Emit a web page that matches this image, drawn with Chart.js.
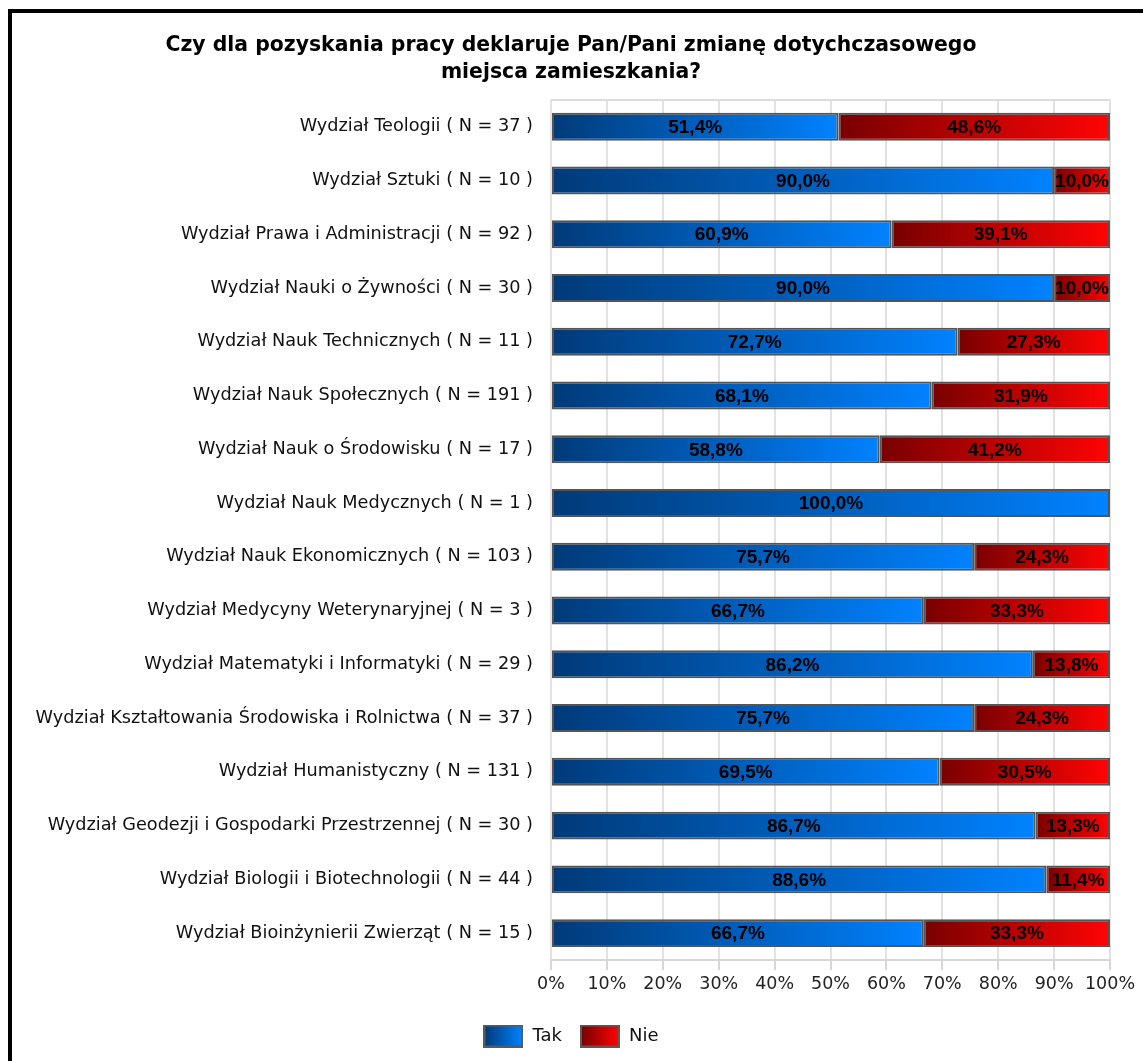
<!DOCTYPE html>
<html>
<head>
<meta charset="utf-8">
<script src="https://cdn.jsdelivr.net/npm/chart.js@4/dist/chart.umd.min.js"></script>
<style>
  html, body { margin: 0; padding: 0; background: #fff; }
  #wrap { position: relative; width: 1143px; height: 1061px; overflow: hidden; }
  #c { position: absolute; left: 0; top: 0; }
  #frame { position: absolute; left: 8px; top: 9px; width: 2000px; height: 2000px;
           border-left: 4px solid #000; border-top: 4px solid #000; pointer-events: none; }
</style>
</head>
<body>
<div id="wrap">
  <canvas id="c" width="1143" height="1061"></canvas>
  <div id="frame"></div>
</div>
<script>
const titleLines = ['Czy dla pozyskania pracy deklaruje Pan/Pani zmianę dotychczasowego', 'miejsca zamieszkania?'];
const categories = [
  'Wydział Teologii ( N = 37 )',
  'Wydział Sztuki ( N = 10 )',
  'Wydział Prawa i Administracji ( N = 92 )',
  'Wydział Nauki o Żywności ( N = 30 )',
  'Wydział Nauk Technicznych ( N = 11 )',
  'Wydział Nauk Społecznych ( N = 191 )',
  'Wydział Nauk o Środowisku ( N = 17 )',
  'Wydział Nauk Medycznych ( N = 1 )',
  'Wydział Nauk Ekonomicznych ( N = 103 )',
  'Wydział Medycyny Weterynaryjnej ( N = 3 )',
  'Wydział Matematyki i Informatyki ( N = 29 )',
  'Wydział Kształtowania Środowiska i Rolnictwa ( N = 37 )',
  'Wydział Humanistyczny ( N = 131 )',
  'Wydział Geodezji i Gospodarki Przestrzennej ( N = 30 )',
  'Wydział Biologii i Biotechnologii ( N = 44 )',
  'Wydział Bioinżynierii Zwierząt ( N = 15 )'
];
const takValues = [51.4, 90.0, 60.9, 90.0, 72.7, 68.1, 58.8, 100.0, 75.7, 66.7, 86.2, 75.7, 69.5, 86.7, 88.6, 66.7];
const nieValues = [48.6, 10.0, 39.1, 10.0, 27.3, 31.9, 41.2, 0.0, 24.3, 33.3, 13.8, 24.3, 30.5, 13.3, 11.4, 33.3];
const seriesNames = ['Tak', 'Nie'];
const tickValues = [0, 10, 20, 30, 40, 50, 60, 70, 80, 90, 100];

const BLUE_DARK = '#003a78', BLUE_LIGHT = '#0082ff';
const RED_DARK = '#780000', RED_LIGHT = '#ff0404';
const FONT = '"DejaVu Sans", Verdana, sans-serif';
const LEFT_PAD = 32;

function segGradient(ctx, dark, light, stackedBefore) {
  const chart = ctx.chart;
  const xs = chart.scales && chart.scales.x;
  if (ctx.type !== 'data' || !xs || !chart.chartArea) return light;
  const i = ctx.dataIndex;
  const start = stackedBefore ? takValues[i] : 0;
  const end = stackedBefore ? 100 : takValues[i];
  const x0 = xs.getPixelForValue(start), x1 = xs.getPixelForValue(end);
  if (!isFinite(x0) || !isFinite(x1) || x1 - x0 < 0.5) return light;
  const g = chart.ctx.createLinearGradient(x0, 0, x1, 0);
  g.addColorStop(0, dark);
  g.addColorStop(1, light);
  return g;
}

function legendImage(dark, light) {
  const cv = document.createElement('canvas');
  cv.width = 40; cv.height = 23;
  const c = cv.getContext('2d');
  const g = c.createLinearGradient(1, 0, 39, 0);
  g.addColorStop(0, dark); g.addColorStop(1, light);
  c.fillStyle = g;
  c.fillRect(1, 1, 38, 21);
  c.strokeStyle = '#5a5a5a';
  c.lineWidth = 2;
  c.strokeRect(1, 1, 38, 21);
  return cv;
}
const legendImgs = [legendImage(BLUE_DARK, BLUE_LIGHT), legendImage(RED_DARK, RED_LIGHT)];

const valueLabels = {
  id: 'valueLabels',
  afterDatasetsDraw(chart) {
    const ctx = chart.ctx;
    ctx.save();
    ctx.font = 'bold 19px "Liberation Sans", Arial, sans-serif';
    ctx.fillStyle = '#000';
    ctx.textAlign = 'center';
    ctx.textBaseline = 'middle';
    chart.data.datasets.forEach((ds, di) => {
      const meta = chart.getDatasetMeta(di);
      meta.data.forEach((el, i) => {
        const v = ds.data[i];
        if (!v) return;
        const p = el.getProps(['x', 'y', 'base'], true);
        ctx.fillText(v.toFixed(1).replace('.', ',') + '%', (p.x + p.base) / 2, p.y + 1);
      });
    });
    ctx.restore();
  }
};

const nCat = categories.length;

new Chart(document.getElementById('c'), {
  type: 'bar',
  data: {
    labels: categories,
    datasets: [
      { label: seriesNames[0], data: takValues,
        backgroundColor: (ctx) => segGradient(ctx, BLUE_DARK, BLUE_LIGHT, false),
        borderColor: '#555', borderWidth: 2, borderSkipped: false,
        barPercentage: 0.52, categoryPercentage: 1 },
      { label: seriesNames[1], data: nieValues,
        backgroundColor: (ctx) => segGradient(ctx, RED_DARK, RED_LIGHT, true),
        borderColor: '#555', borderWidth: 2, borderSkipped: false,
        barPercentage: 0.52, categoryPercentage: 1 }
    ]
  },
  options: {
    indexAxis: 'y',
    responsive: false,
    animation: false,
    devicePixelRatio: 1,
    layout: { padding: { left: LEFT_PAD, right: 33, top: 0, bottom: 6 } },
    scales: {
      x: {
        stacked: true, min: 0, max: 100,
        afterBuildTicks: (scale) => { scale.ticks = tickValues.map(v => ({ value: v })); },
        afterFit: (scale) => { scale.height += 10; },
        ticks: { color: '#222', font: { size: 17.5, family: FONT },
                 padding: 4, maxRotation: 0, callback: (v) => v + '%' },
        grid: { color: '#e2e2e2', lineWidth: 2, tickLength: 10, tickColor: '#d8d8d8' },
        border: { display: true, color: '#d6d6d6', width: 2 }
      },
      y: {
        stacked: true,
        afterFit: (scale) => { scale.width = 551 - LEFT_PAD; },
        ticks: { color: '#111', font: { size: 17.7, family: FONT }, padding: 18 },
        grid: { offset: true, drawTicks: false, lineWidth: 2,
                color: (ctx) => (ctx.index === 0 || ctx.index === nCat) ? '#dcdcdc' : 'rgba(0,0,0,0)' },
        border: { display: false }
      }
    },
    plugins: {
      title: {
        display: true, text: titleLines, color: '#000',
        font: { size: 20.4, weight: 'bold', family: FONT, lineHeight: 1.32 },
        padding: { top: 32, bottom: 14 }
      },
      legend: {
        display: true, position: 'bottom',
        labels: {
          color: '#111', font: { size: 18, family: FONT },
          usePointStyle: true, pointStyleWidth: 40, padding: 18,
          generateLabels: (chart) => seriesNames.map((n, i) => ({
            text: n, pointStyle: legendImgs[i], fillStyle: 'transparent', strokeStyle: 'transparent',
            lineWidth: 0, hidden: false, datasetIndex: i, fontColor: '#111'
          }))
        }
      },
      tooltip: { enabled: false }
    }
  },
  plugins: [valueLabels]
});
</script>
</body>
</html>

-=-=-

Restate the entire listing word for word, excluding pictures.

Emit a web page that matches this image, drawn with Chart.js.
<!DOCTYPE html>
<html>
<head>
<meta charset="utf-8">
<script src="https://cdn.jsdelivr.net/npm/chart.js@4/dist/chart.umd.min.js"></script>
<style>
  html, body { margin: 0; padding: 0; background: #fff; }
  #wrap { position: relative; width: 1143px; height: 1061px; overflow: hidden; }
  #c { position: absolute; left: 0; top: 0; }
  #frame { position: absolute; left: 8px; top: 9px; width: 2000px; height: 2000px;
           border-left: 4px solid #000; border-top: 4px solid #000; pointer-events: none; }
</style>
</head>
<body>
<div id="wrap">
  <canvas id="c" width="1143" height="1061"></canvas>
  <div id="frame"></div>
</div>
<script>
const titleLines = ['Czy dla pozyskania pracy deklaruje Pan/Pani zmianę dotychczasowego', 'miejsca zamieszkania?'];
const categories = [
  'Wydział Teologii ( N = 37 )',
  'Wydział Sztuki ( N = 10 )',
  'Wydział Prawa i Administracji ( N = 92 )',
  'Wydział Nauki o Żywności ( N = 30 )',
  'Wydział Nauk Technicznych ( N = 11 )',
  'Wydział Nauk Społecznych ( N = 191 )',
  'Wydział Nauk o Środowisku ( N = 17 )',
  'Wydział Nauk Medycznych ( N = 1 )',
  'Wydział Nauk Ekonomicznych ( N = 103 )',
  'Wydział Medycyny Weterynaryjnej ( N = 3 )',
  'Wydział Matematyki i Informatyki ( N = 29 )',
  'Wydział Kształtowania Środowiska i Rolnictwa ( N = 37 )',
  'Wydział Humanistyczny ( N = 131 )',
  'Wydział Geodezji i Gospodarki Przestrzennej ( N = 30 )',
  'Wydział Biologii i Biotechnologii ( N = 44 )',
  'Wydział Bioinżynierii Zwierząt ( N = 15 )'
];
const takValues = [51.4, 90.0, 60.9, 90.0, 72.7, 68.1, 58.8, 100.0, 75.7, 66.7, 86.2, 75.7, 69.5, 86.7, 88.6, 66.7];
const nieValues = [48.6, 10.0, 39.1, 10.0, 27.3, 31.9, 41.2, 0.0, 24.3, 33.3, 13.8, 24.3, 30.5, 13.3, 11.4, 33.3];
const seriesNames = ['Tak', 'Nie'];
const tickValues = [0, 10, 20, 30, 40, 50, 60, 70, 80, 90, 100];

const BLUE_DARK = '#003a78', BLUE_LIGHT = '#0082ff';
const RED_DARK = '#780000', RED_LIGHT = '#ff0404';
const FONT = '"DejaVu Sans", Verdana, sans-serif';
const LEFT_PAD = 32;

function segGradient(ctx, dark, light, stackedBefore) {
  const chart = ctx.chart;
  const xs = chart.scales && chart.scales.x;
  if (ctx.type !== 'data' || !xs || !chart.chartArea) return light;
  const i = ctx.dataIndex;
  const start = stackedBefore ? takValues[i] : 0;
  const end = stackedBefore ? 100 : takValues[i];
  const x0 = xs.getPixelForValue(start), x1 = xs.getPixelForValue(end);
  if (!isFinite(x0) || !isFinite(x1) || x1 - x0 < 0.5) return light;
  const g = chart.ctx.createLinearGradient(x0, 0, x1, 0);
  g.addColorStop(0, dark);
  g.addColorStop(1, light);
  return g;
}

function legendImage(dark, light) {
  const cv = document.createElement('canvas');
  cv.width = 40; cv.height = 23;
  const c = cv.getContext('2d');
  const g = c.createLinearGradient(1, 0, 39, 0);
  g.addColorStop(0, dark); g.addColorStop(1, light);
  c.fillStyle = g;
  c.fillRect(1, 1, 38, 21);
  c.strokeStyle = '#5a5a5a';
  c.lineWidth = 2;
  c.strokeRect(1, 1, 38, 21);
  return cv;
}
const legendImgs = [legendImage(BLUE_DARK, BLUE_LIGHT), legendImage(RED_DARK, RED_LIGHT)];

const valueLabels = {
  id: 'valueLabels',
  afterDatasetsDraw(chart) {
    const ctx = chart.ctx;
    ctx.save();
    ctx.font = 'bold 19px "Liberation Sans", Arial, sans-serif';
    ctx.fillStyle = '#000';
    ctx.textAlign = 'center';
    ctx.textBaseline = 'middle';
    chart.data.datasets.forEach((ds, di) => {
      const meta = chart.getDatasetMeta(di);
      meta.data.forEach((el, i) => {
        const v = ds.data[i];
        if (!v) return;
        const p = el.getProps(['x', 'y', 'base'], true);
        ctx.fillText(v.toFixed(1).replace('.', ',') + '%', (p.x + p.base) / 2, p.y + 1);
      });
    });
    ctx.restore();
  }
};

const nCat = categories.length;

new Chart(document.getElementById('c'), {
  type: 'bar',
  data: {
    labels: categories,
    datasets: [
      { label: seriesNames[0], data: takValues,
        backgroundColor: (ctx) => segGradient(ctx, BLUE_DARK, BLUE_LIGHT, false),
        borderColor: '#555', borderWidth: 2, borderSkipped: false,
        barPercentage: 0.52, categoryPercentage: 1 },
      { label: seriesNames[1], data: nieValues,
        backgroundColor: (ctx) => segGradient(ctx, RED_DARK, RED_LIGHT, true),
        borderColor: '#555', borderWidth: 2, borderSkipped: false,
        barPercentage: 0.52, categoryPercentage: 1 }
    ]
  },
  options: {
    indexAxis: 'y',
    responsive: false,
    animation: false,
    devicePixelRatio: 1,
    layout: { padding: { left: LEFT_PAD, right: 33, top: 0, bottom: 6 } },
    scales: {
      x: {
        stacked: true, min: 0, max: 100,
        afterBuildTicks: (scale) => { scale.ticks = tickValues.map(v => ({ value: v })); },
        afterFit: (scale) => { scale.height += 10; },
        ticks: { color: '#222', font: { size: 17.5, family: FONT },
                 padding: 4, maxRotation: 0, callback: (v) => v + '%' },
        grid: { color: '#e2e2e2', lineWidth: 2, tickLength: 10, tickColor: '#d8d8d8' },
        border: { display: true, color: '#d6d6d6', width: 2 }
      },
      y: {
        stacked: true,
        afterFit: (scale) => { scale.width = 551 - LEFT_PAD; },
        ticks: { color: '#111', font: { size: 17.7, family: FONT }, padding: 18 },
        grid: { offset: true, drawTicks: false, lineWidth: 2,
                color: (ctx) => (ctx.index === 0 || ctx.index === nCat) ? '#dcdcdc' : 'rgba(0,0,0,0)' },
        border: { display: false }
      }
    },
    plugins: {
      title: {
        display: true, text: titleLines, color: '#000',
        font: { size: 20.4, weight: 'bold', family: FONT, lineHeight: 1.32 },
        padding: { top: 32, bottom: 14 }
      },
      legend: {
        display: true, position: 'bottom',
        labels: {
          color: '#111', font: { size: 18, family: FONT },
          usePointStyle: true, pointStyleWidth: 40, padding: 18,
          generateLabels: (chart) => seriesNames.map((n, i) => ({
            text: n, pointStyle: legendImgs[i], fillStyle: 'transparent', strokeStyle: 'transparent',
            lineWidth: 0, hidden: false, datasetIndex: i, fontColor: '#111'
          }))
        }
      },
      tooltip: { enabled: false }
    }
  },
  plugins: [valueLabels]
});
</script>
</body>
</html>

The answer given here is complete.